Dedicated long-term sections: Many operators designate specific site sections for long-term residents, separate from transient RV sites. This prevents the operational complexity of mixing transient and long-term guests in the same section and allows different site standards and amenities for each section.

Occupancy limits and capacity management: Understanding the maximum number of long-term residents your property can accommodate — while maintaining adequate transient inventory for seasonal revenue — requires modeling both income streams. Long-term residents typically generate lower revenue per site per day than peak-season transient guests but provide stable year-round base income.

Site appearance standards: Long-term residents accumulate belongings on and around their site over time. Site appearance standards — what’s permitted vs. what must be kept in storage or removed — prevent the gradual accumulation of clutter that degrades property appearance and creates friction with neighboring residents.

Financial Considerations

The financial profile of a long-term resident section is fundamentally different from transient camping:

Revenue predictability: Monthly rent from long-term residents is highly predictable — a meaningful advantage for cash flow planning and lender relationships.

Utility revenue: Long-term residents consume substantially more electricity than transient campers, making utility metering and billing financially significant.

Capital investment: Long-term resident sections often justify additional investment in site infrastructure, amenities, and resident services that wouldn’t be justified for transient sites.

Market rate assessment: Long-term site rental rates should be assessed against the local residential rental market, not just against transient camping rates. In markets with tight housing supply, long-term RV park rents may be able to increase substantially from historical levels.

Frequently Asked Questions

When does a campground guest legally become a tenant with eviction protections? This varies by state. Some states define the threshold at 30 consecutive days; others at 90 days; others use different criteria. A few states specifically exempt RV parks from landlord-tenant law in certain circumstances. The answer matters enormously for how you structure agreements and handle disputes. Consult an attorney in your state before setting policies around long-term residents.

Should long-term residents have their own reserved parking? Long-term residents typically use their RV as their residence, so the site itself is their primary vehicle space. The question is more about visitor and overflow vehicle parking. Policies about how many vehicles per site, where visitor vehicles park, and what types of vehicles (commercial vehicles, junk vehicles) are allowed on a long-term site should be in the residency agreement.

How do I handle a long-term resident who stops paying rent? Follow your state’s landlord-tenant law procedures for non-payment: deliver proper written notice, allow the cure period required by law, then follow the court eviction process if payment isn’t made. Do not attempt self-help eviction (changing locks, removing utilities) — these actions are illegal in virtually all jurisdictions and create serious legal exposure. The eviction process for a non-paying tenant may take 30–90+ days; this is another argument for written agreements that clearly document payment obligations and consequences.

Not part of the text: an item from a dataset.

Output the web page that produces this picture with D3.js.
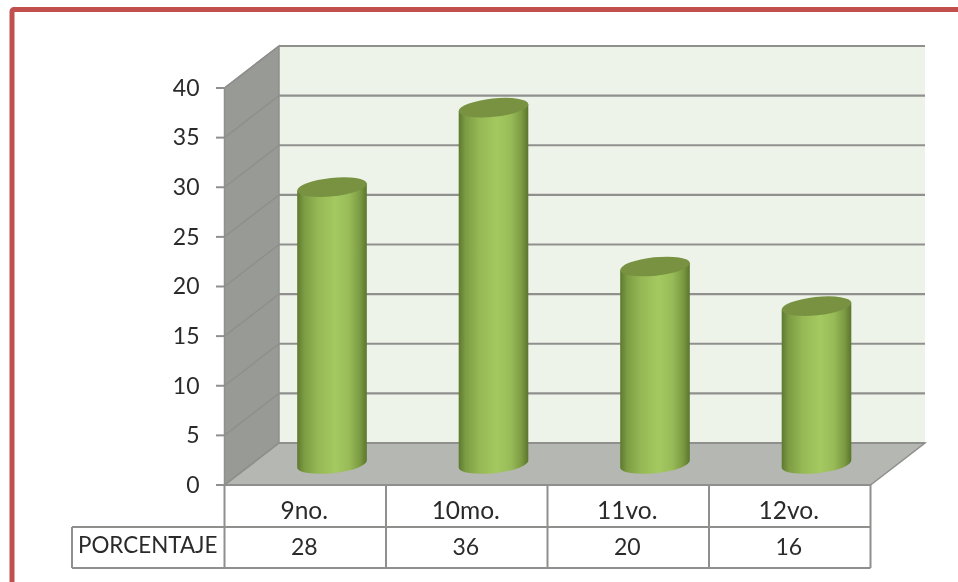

What’s the right balance between long-term residents and transient guests? This depends on your financial goals, market position, and property characteristics. Long-term residents provide stable income and a stable community; transient guests provide peak revenue, marketing exposure (through reviews and word-of-mouth), and higher per-site revenue during peak season. Many campground operators find a 30–60% long-term resident base provides stability while preserving meaningful transient revenue. The optimal balance depends on your local market and the seasonal patterns of transient demand.